• Input material:
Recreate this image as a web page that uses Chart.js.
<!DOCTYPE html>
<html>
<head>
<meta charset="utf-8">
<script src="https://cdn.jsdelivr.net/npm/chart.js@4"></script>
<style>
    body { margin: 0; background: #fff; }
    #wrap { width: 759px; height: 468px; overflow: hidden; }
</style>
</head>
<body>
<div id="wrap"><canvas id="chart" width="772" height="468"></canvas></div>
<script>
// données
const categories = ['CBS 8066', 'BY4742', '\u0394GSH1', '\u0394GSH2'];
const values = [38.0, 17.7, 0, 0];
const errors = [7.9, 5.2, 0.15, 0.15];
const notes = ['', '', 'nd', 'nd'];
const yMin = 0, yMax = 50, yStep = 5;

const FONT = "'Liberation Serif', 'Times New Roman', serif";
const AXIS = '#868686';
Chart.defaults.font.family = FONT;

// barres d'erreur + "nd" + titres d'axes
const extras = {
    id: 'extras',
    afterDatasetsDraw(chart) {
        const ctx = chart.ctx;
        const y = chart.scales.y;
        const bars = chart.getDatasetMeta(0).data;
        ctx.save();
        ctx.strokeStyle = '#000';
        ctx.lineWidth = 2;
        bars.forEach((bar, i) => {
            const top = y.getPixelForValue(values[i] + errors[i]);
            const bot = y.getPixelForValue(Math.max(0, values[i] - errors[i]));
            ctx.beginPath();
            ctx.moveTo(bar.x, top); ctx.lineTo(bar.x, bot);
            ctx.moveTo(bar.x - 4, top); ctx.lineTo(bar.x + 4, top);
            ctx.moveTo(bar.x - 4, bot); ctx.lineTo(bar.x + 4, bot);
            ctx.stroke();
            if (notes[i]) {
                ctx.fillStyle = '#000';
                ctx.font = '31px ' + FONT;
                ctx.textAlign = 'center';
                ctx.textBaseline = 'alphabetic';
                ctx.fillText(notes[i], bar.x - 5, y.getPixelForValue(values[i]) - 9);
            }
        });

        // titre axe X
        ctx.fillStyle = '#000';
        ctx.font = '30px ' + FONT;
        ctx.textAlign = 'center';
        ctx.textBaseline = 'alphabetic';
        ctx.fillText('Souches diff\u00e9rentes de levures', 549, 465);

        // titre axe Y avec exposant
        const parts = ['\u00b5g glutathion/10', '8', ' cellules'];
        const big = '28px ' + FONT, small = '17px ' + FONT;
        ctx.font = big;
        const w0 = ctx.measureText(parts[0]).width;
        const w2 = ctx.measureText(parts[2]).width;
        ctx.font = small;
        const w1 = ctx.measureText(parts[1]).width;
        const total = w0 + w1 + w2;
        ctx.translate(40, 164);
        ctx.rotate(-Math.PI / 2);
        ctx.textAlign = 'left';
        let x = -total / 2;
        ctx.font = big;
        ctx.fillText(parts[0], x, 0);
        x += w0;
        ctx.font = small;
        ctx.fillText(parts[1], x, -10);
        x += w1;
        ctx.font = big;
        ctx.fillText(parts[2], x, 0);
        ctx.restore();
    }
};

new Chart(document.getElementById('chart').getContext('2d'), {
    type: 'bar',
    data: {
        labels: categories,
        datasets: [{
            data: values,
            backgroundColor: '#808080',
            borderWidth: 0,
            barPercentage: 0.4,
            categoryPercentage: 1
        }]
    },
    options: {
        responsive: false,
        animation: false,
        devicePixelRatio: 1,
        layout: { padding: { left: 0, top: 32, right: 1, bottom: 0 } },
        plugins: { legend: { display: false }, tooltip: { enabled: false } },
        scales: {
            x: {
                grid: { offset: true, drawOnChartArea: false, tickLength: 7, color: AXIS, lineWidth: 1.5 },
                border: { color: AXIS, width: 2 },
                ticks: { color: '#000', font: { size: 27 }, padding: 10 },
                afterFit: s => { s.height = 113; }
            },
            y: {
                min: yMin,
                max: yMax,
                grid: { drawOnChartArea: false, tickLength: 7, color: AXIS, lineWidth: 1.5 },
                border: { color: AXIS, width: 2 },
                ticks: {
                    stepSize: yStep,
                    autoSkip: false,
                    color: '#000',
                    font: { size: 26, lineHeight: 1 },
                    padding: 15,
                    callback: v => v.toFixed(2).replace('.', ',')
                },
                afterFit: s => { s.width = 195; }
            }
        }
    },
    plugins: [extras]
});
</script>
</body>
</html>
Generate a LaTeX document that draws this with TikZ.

• Written exercise:
Print, please, the lines above from the very first through the one that holds "Chart.defaults.font.family = FONT;", both included, word for word and with nothing else.

• Exercise result:
Recreate this image as a web page that uses Chart.js.
<!DOCTYPE html>
<html>
<head>
<meta charset="utf-8">
<script src="https://cdn.jsdelivr.net/npm/chart.js@4"></script>
<style>
    body { margin: 0; background: #fff; }
    #wrap { width: 759px; height: 468px; overflow: hidden; }
</style>
</head>
<body>
<div id="wrap"><canvas id="chart" width="772" height="468"></canvas></div>
<script>
// données
const categories = ['CBS 8066', 'BY4742', '\u0394GSH1', '\u0394GSH2'];
const values = [38.0, 17.7, 0, 0];
const errors = [7.9, 5.2, 0.15, 0.15];
const notes = ['', '', 'nd', 'nd'];
const yMin = 0, yMax = 50, yStep = 5;

const FONT = "'Liberation Serif', 'Times New Roman', serif";
const AXIS = '#868686';
Chart.defaults.font.family = FONT;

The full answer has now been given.